# Regression Part 2: Logistic Regression

In the previous post we discussed linear regression.

There, the dependent variable was a continuous variable.

What if the dependent variable is not continuous?

That’s where logistic regression comes in.

In logistic regression, the dependent variable is binary (it has two levels- dead/ alive; sick/ healthy; normal/ low birth weight, etc.)

As in linear regression, the independent variables could be continuous, categorical, or binary.

By now you must have realized that the same principles apply here, too:

If there is only one independent variable, it is called simple logistic regression;

If there are many independent variables, it is termed multiple logistic regression.

The equation retains the general form:

y= a + b(x)

Only, here the dependent variable  (y) is binary.

As in multiple linear regression, the equation for multiple logistic regression expands to accommodate the additional independent variables:

y= a + b0(x0) + b1(x1) + b2(x2) +….+ bn(xn)

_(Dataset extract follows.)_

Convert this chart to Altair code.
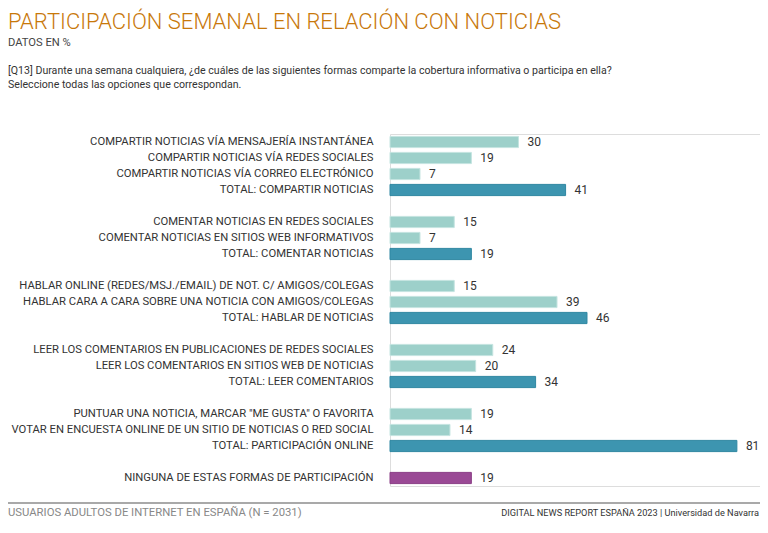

The natural question at this stage would be, “Why do we need to know all this, anyway?”

The answer to this question is, “Because we need to use regression techniques whenever we wish to make a prediction about something”.

Let me give a few examples to illustrate this point:

We need regression techniques if we wish to predict:

1. The weight of a child, given a particular age or height

2. Whether a student will pass or fail, given performance in internal exams, attendance, etc.

However, when we perform regression analysis, the end result is a ‘model’ (another way of describing the regression equation) which (best) predicts the behavior of the dependent variable. This model is by no means perfect- many models may have to be generated and compared before settling upon a ‘final model’. Each ‘model’ will have to be tested extensively before acceptance. Models that work well in a given situation (population), may not work as well (may not predict well enough) in another situation.